## YOUR INSTRUCTIONS
Below, locate the line that contains "Output the Python". Repeat exactly from that line to the line that contains "ax = fig.add_axes([67", inclusive, leaving out the pictures.

## DATA LINES
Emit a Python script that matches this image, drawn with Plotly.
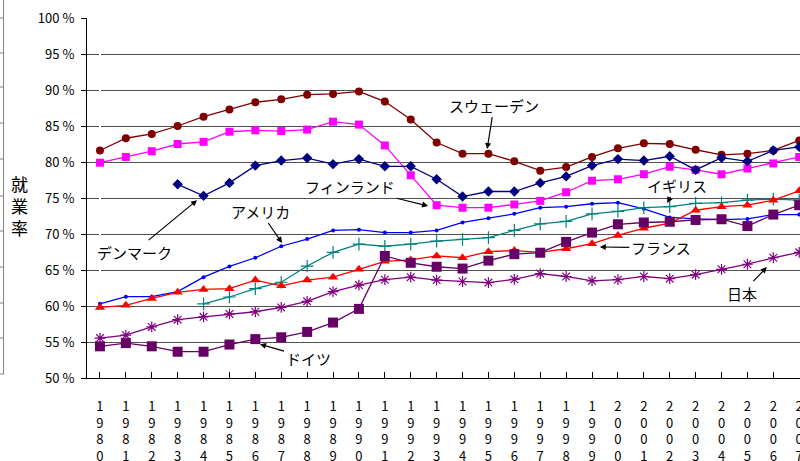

...

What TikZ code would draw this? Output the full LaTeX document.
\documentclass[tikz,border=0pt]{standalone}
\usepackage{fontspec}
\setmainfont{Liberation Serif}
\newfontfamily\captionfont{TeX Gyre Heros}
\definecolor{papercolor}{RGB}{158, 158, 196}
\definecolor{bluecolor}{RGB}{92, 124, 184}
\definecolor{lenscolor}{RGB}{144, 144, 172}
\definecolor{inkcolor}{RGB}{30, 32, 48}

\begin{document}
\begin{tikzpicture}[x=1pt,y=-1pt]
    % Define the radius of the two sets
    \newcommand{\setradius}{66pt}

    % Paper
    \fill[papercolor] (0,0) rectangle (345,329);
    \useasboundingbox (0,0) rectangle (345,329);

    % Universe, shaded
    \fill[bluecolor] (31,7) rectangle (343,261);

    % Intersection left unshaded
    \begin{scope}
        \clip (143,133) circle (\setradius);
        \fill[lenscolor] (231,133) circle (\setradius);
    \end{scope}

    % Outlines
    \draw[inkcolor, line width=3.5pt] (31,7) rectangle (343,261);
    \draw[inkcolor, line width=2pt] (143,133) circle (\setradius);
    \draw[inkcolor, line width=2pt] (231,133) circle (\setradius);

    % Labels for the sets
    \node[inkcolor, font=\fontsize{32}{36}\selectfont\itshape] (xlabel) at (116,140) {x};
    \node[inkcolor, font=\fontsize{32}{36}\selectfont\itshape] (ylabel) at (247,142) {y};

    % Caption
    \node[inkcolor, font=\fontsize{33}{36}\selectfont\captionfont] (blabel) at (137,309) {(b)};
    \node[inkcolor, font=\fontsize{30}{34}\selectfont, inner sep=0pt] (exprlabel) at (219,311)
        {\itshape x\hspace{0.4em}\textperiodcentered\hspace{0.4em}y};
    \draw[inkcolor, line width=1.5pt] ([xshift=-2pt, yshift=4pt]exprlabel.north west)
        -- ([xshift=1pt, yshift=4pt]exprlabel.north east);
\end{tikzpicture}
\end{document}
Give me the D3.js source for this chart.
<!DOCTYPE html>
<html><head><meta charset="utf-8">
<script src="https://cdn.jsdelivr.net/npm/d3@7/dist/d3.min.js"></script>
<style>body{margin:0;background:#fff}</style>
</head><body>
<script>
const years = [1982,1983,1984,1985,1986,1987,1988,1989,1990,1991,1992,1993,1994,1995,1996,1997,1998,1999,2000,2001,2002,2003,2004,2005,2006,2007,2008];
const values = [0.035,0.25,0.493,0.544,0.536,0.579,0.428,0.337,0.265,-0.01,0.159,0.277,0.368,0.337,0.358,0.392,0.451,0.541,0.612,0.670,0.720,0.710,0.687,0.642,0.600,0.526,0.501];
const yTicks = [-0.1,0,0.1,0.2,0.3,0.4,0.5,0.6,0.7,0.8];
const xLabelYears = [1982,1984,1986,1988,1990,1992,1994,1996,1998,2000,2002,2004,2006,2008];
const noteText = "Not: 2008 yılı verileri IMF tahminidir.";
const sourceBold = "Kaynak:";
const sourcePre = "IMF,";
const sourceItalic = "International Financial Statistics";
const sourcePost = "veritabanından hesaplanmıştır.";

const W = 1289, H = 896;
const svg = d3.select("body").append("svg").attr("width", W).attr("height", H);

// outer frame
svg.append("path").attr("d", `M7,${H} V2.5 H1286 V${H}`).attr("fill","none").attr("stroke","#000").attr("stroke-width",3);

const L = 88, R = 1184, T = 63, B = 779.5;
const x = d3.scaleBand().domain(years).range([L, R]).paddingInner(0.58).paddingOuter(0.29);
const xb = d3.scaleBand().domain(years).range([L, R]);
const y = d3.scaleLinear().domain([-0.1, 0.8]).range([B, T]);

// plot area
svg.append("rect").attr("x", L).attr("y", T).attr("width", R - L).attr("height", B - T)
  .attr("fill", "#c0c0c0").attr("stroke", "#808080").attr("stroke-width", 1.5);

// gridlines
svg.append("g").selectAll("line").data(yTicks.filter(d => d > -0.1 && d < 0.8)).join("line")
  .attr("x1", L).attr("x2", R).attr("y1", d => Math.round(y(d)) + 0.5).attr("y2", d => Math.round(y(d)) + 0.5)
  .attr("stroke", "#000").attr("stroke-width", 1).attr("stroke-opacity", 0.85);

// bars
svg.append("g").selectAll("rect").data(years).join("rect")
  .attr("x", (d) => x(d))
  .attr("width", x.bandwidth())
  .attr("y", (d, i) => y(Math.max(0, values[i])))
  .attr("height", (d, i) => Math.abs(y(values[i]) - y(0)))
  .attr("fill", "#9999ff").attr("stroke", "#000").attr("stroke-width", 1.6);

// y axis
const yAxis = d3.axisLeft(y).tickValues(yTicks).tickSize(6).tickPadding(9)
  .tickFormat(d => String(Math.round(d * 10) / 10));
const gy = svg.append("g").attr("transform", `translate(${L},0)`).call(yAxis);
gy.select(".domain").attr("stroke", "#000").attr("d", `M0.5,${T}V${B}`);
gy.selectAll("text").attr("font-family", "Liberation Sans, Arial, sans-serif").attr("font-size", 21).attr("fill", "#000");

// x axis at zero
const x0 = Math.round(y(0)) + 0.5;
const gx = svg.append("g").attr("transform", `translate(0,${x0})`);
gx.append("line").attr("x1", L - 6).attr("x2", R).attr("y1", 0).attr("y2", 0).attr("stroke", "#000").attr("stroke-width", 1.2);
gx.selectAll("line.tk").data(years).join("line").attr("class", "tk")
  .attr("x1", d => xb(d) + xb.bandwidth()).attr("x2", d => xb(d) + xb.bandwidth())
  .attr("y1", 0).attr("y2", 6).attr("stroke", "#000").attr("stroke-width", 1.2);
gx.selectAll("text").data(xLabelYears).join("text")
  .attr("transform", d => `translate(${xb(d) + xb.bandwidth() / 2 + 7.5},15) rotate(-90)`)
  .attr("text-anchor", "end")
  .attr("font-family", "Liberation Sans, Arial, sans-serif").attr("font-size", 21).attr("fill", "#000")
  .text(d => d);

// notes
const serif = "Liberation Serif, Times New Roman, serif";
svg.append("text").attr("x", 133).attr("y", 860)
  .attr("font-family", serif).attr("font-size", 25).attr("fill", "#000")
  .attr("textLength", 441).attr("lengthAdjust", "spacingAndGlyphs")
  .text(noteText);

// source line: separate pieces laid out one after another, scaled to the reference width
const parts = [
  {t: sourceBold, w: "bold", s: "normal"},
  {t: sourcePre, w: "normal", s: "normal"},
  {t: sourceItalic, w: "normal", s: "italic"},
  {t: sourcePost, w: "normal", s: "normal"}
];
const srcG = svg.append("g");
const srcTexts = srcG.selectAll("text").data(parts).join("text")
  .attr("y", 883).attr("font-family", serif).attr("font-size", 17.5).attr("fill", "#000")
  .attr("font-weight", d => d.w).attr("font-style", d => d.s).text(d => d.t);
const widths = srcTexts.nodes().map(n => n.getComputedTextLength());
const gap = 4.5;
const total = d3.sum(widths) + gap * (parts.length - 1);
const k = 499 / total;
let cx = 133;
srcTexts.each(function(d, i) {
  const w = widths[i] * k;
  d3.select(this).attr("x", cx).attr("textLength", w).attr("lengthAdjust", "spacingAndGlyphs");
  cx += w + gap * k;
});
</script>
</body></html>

---

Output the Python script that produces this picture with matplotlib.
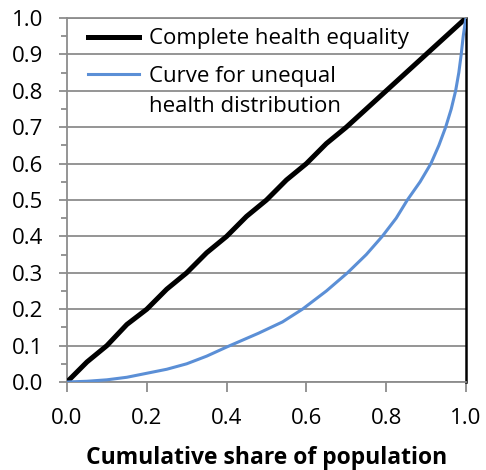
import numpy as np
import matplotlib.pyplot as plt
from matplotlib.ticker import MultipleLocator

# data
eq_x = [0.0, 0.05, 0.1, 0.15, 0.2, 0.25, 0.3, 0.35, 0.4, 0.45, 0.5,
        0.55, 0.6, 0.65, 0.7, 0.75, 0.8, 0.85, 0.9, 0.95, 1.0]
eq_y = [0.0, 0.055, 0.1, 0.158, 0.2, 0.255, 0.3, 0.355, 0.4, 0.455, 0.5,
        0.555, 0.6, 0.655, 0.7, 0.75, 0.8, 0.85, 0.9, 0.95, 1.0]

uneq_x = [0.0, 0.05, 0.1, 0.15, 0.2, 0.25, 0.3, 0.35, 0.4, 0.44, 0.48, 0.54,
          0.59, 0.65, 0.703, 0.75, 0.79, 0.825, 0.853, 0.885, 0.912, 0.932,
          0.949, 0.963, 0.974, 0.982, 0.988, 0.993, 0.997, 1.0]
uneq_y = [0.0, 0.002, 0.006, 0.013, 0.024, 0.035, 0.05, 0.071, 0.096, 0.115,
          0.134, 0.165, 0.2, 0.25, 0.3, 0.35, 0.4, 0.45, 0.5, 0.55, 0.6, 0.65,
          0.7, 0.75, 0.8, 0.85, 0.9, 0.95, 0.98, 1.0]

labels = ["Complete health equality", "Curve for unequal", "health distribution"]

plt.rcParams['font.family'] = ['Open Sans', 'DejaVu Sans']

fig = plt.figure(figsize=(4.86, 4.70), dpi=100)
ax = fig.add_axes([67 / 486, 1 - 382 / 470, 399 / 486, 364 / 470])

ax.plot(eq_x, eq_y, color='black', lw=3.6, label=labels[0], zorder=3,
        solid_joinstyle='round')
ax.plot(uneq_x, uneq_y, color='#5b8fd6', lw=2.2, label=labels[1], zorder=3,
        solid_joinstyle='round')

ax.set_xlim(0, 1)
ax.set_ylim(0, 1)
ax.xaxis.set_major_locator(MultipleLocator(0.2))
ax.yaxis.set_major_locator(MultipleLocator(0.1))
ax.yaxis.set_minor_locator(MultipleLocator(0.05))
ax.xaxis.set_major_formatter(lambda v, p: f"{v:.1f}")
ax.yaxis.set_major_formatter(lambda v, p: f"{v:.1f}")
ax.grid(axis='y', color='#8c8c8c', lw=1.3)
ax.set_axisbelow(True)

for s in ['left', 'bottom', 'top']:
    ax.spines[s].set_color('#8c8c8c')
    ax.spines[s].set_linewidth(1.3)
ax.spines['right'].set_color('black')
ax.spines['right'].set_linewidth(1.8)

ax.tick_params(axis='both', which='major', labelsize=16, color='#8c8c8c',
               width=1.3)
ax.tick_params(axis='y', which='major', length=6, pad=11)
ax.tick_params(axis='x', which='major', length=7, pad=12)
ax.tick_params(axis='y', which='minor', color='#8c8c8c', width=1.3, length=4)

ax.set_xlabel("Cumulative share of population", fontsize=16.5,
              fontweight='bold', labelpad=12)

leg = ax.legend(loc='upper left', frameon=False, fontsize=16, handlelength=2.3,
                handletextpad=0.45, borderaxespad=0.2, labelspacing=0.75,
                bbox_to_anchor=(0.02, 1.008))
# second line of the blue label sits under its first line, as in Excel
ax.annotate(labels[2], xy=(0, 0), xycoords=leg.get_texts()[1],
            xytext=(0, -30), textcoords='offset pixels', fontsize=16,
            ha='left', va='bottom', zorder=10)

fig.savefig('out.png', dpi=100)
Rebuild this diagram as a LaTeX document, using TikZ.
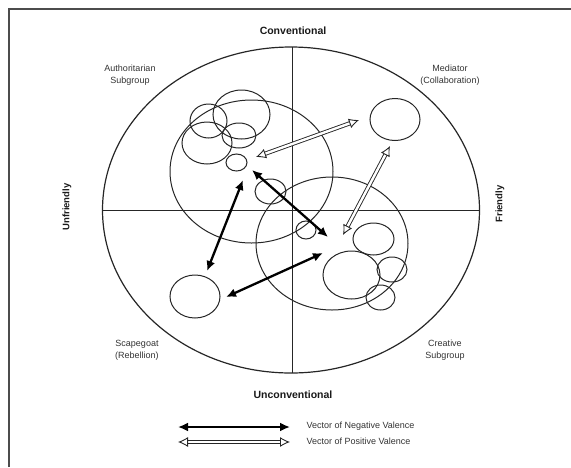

## EXERCISE RESPONSE
Output the Python script that produces this picture with matplotlib.
import numpy as np
import matplotlib.pyplot as plt
from matplotlib.ticker import MultipleLocator

# data
eq_x = [0.0, 0.05, 0.1, 0.15, 0.2, 0.25, 0.3, 0.35, 0.4, 0.45, 0.5,
        0.55, 0.6, 0.65, 0.7, 0.75, 0.8, 0.85, 0.9, 0.95, 1.0]
eq_y = [0.0, 0.055, 0.1, 0.158, 0.2, 0.255, 0.3, 0.355, 0.4, 0.455, 0.5,
        0.555, 0.6, 0.655, 0.7, 0.75, 0.8, 0.85, 0.9, 0.95, 1.0]

uneq_x = [0.0, 0.05, 0.1, 0.15, 0.2, 0.25, 0.3, 0.35, 0.4, 0.44, 0.48, 0.54,
          0.59, 0.65, 0.703, 0.75, 0.79, 0.825, 0.853, 0.885, 0.912, 0.932,
          0.949, 0.963, 0.974, 0.982, 0.988, 0.993, 0.997, 1.0]
uneq_y = [0.0, 0.002, 0.006, 0.013, 0.024, 0.035, 0.05, 0.071, 0.096, 0.115,
          0.134, 0.165, 0.2, 0.25, 0.3, 0.35, 0.4, 0.45, 0.5, 0.55, 0.6, 0.65,
          0.7, 0.75, 0.8, 0.85, 0.9, 0.95, 0.98, 1.0]

labels = ["Complete health equality", "Curve for unequal", "health distribution"]

plt.rcParams['font.family'] = ['Open Sans', 'DejaVu Sans']

fig = plt.figure(figsize=(4.86, 4.70), dpi=100)
ax = fig.add_axes([67 / 486, 1 - 382 / 470, 399 / 486, 364 / 470])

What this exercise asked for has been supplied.